Epigenetic marks in an adaptive water stress-responsive gene in tomato roots under normal and drought conditions

RODRIGO M. GONZALEZ; MARTINIANO M. RICARDI; NORBERTO D IUSEM

EPIGENETICS

LANDES BIOSCIENCE

Lugar: Austin, Texas; Año: 2013

1559-2294

Tolerance to water deficit was evolutionarily relevant to the conquest of land by primitive plants. In this context, epigenetic events may have played important roles in the establishment of drought stress responses. We decided to inspect epigenetic marks in the plant organ that is crucial in the sensing of drought stress: the root. Using tomato as a crop model plant, we detected methylated epialleles of Asr2, a protein-coding gene widespread in the plant kingdom supposed to alleviate restricted water availability. We found the three contexts (CG, CNG and CNN) of methylated cytosines in the regulatory region of Solanum lycopersicum Asr2,but only CG in the gene body. To test the hypothesis of a link between epigenetics marks and the adaptation of plants to drought, we explored the cytosine methylation status in root Asr2 resulting from water-deficit stress conditions imposed. We found that a brief exposure to drought-simulated environmental conditions brings about removal of methyl marks in the regulatory region at 77 of the 142 CNN sites.

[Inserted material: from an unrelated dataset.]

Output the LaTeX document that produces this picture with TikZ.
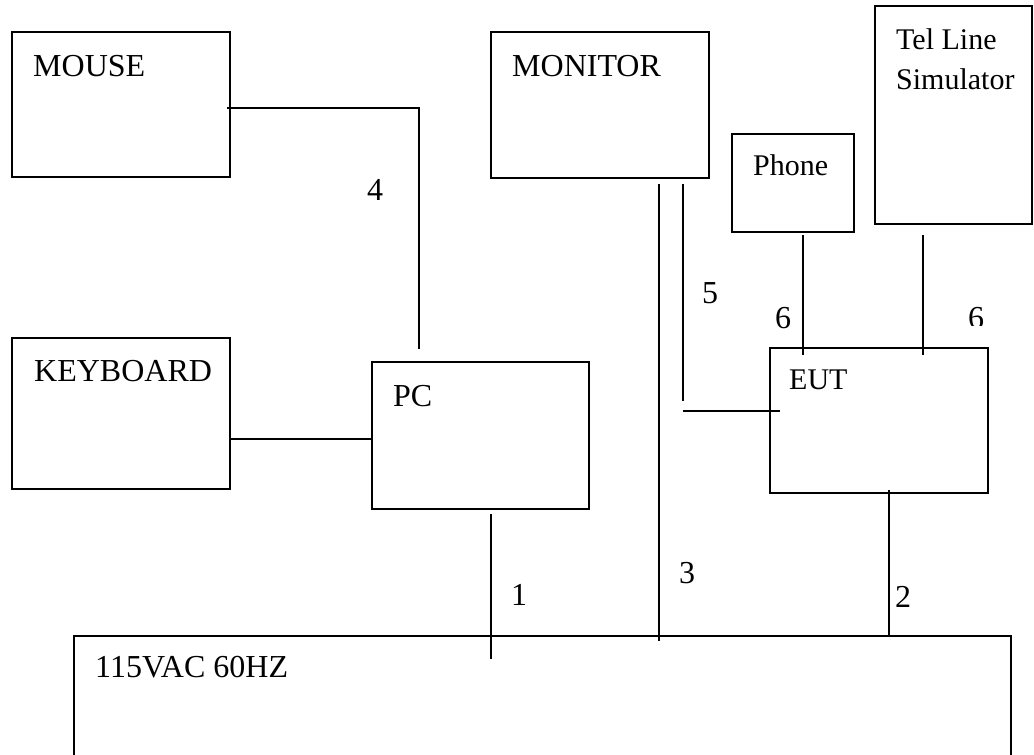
\documentclass[tikz,border=0pt]{standalone}
\usepackage{fontspec}
\setmainfont{Liberation Serif}
\begin{document}
\begin{tikzpicture}[x=1pt,y=-1pt,
  box/.style={draw, line width=2pt, rectangle, inner sep=0pt, anchor=north west},
  lbl/.style={anchor=base west, inner sep=0pt, font=\fontsize{32}{40}\selectfont, align=left},
  slbl/.style={lbl, font=\fontsize{30}{40}\selectfont},
  wire/.style={line width=1.3pt}]
\clip (0,0) rectangle (1034,755);
% boxes
\node[box, minimum width=218pt, minimum height=145pt] (mouse) at (11,31) {};
\node[box, minimum width=218pt, minimum height=151pt] (keyboard) at (11,337) {};
\node[box, minimum width=217pt, minimum height=147pt] (pc) at (371,361) {};
\node[box, minimum width=218pt, minimum height=146pt] (monitor) at (490,31) {};
\node[box, minimum width=122pt, minimum height=98pt] (phone) at (731,133) {};
\node[box, minimum width=157pt, minimum height=218pt] (tel) at (874,5) {};
\node[box, minimum width=218pt, minimum height=145pt] (eut) at (769,347) {};
\node[box, minimum width=937pt, minimum height=220pt] (power) at (73,635) {};
% box texts
\node[lbl] (tmouse) at (33,76) {MOUSE};
\node[lbl] (tkeyboard) at (34,381) {KEYBOARD};
\node[lbl] (tpc) at (393,406) {PC};
\node[lbl] (tmonitor) at (512,76) {MONITOR};
\node[slbl] (tphone) at (753,175) {Phone};
\node[slbl] (ttel1) at (896,49) {Tel Line};
\node[slbl] (ttel2) at (896,89) {Simulator};
\node[slbl] (teut) at (789,389) {EUT};
\node[lbl] (tpower) at (95,677) {115VAC 60HZ};
% free ends of connectors
\coordinate (m4a) at (227,108);
\coordinate (m4b) at (419,349);
\coordinate (kb) at (300,439);
\coordinate (c5a) at (683,184);
\coordinate (c5b) at (683,401);
\coordinate (c5c) at (683,411);
\coordinate (c5d) at (780,411);
\coordinate (c3a) at (659,184);
\coordinate (c3b) at (659,641);
\coordinate (c6a) at (803,235);
\coordinate (c6b) at (803,355);
\coordinate (c6c) at (923,235);
\coordinate (c6d) at (923,355);
\coordinate (c1a) at (491,514);
\coordinate (c1b) at (491,659);
\coordinate (c2a) at (889,490);
% connectors
\draw[wire] (m4a) -| (m4b);
\draw[wire] (keyboard.east |- kb) -- (pc.west |- kb);
\draw[wire] (c5a) -- (c5b);
\draw[wire] (c5c) -- (c5d);
\draw[wire] (c3a) -- (c3b);
\draw[wire] (c6a) -- (c6b);
\draw[wire] (c6c) -- (c6d);
\draw[wire] (c1a) -- (c1b);
\draw[wire] (c2a) -- (power.north -| c2a);
% cable numbers
\node[lbl] (n4) at (367,200) {4};
\node[lbl] (n5) at (702,303) {5};
\node[lbl] (n6a) at (775,328) {6};
\begin{scope}
\clip (940,290) rectangle (1000,325);
\node[lbl] (n6b) at (968,328) {6};
\end{scope}
\node[lbl] (n1) at (511,605) {1};
\node[lbl] (n3) at (679,583) {3};
\node[lbl] (n2) at (895,607) {2};
\end{tikzpicture}
\end{document}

In addition, when studying histone modifications around this model gene in roots, we found that the distal regulatory region was rich in H3K27me3 (typical repressive mark) but its abundance did not change as a consequence of stress. Besides, under normal conditions, both regulatory and coding regions portrayed the H3K9me2 mark, which was lost after 30 minutes of water deprivation. As analogously hypothesized for the paralogous gene Asr1, rapidly acquired new Asr2 epialleles in somatic cells due to desiccation may be stable enough and heritable through the germ line across generations, thus efficiently contributing to constitutive, adaptive gene expression during evolution of desiccation-tolerant populations or species.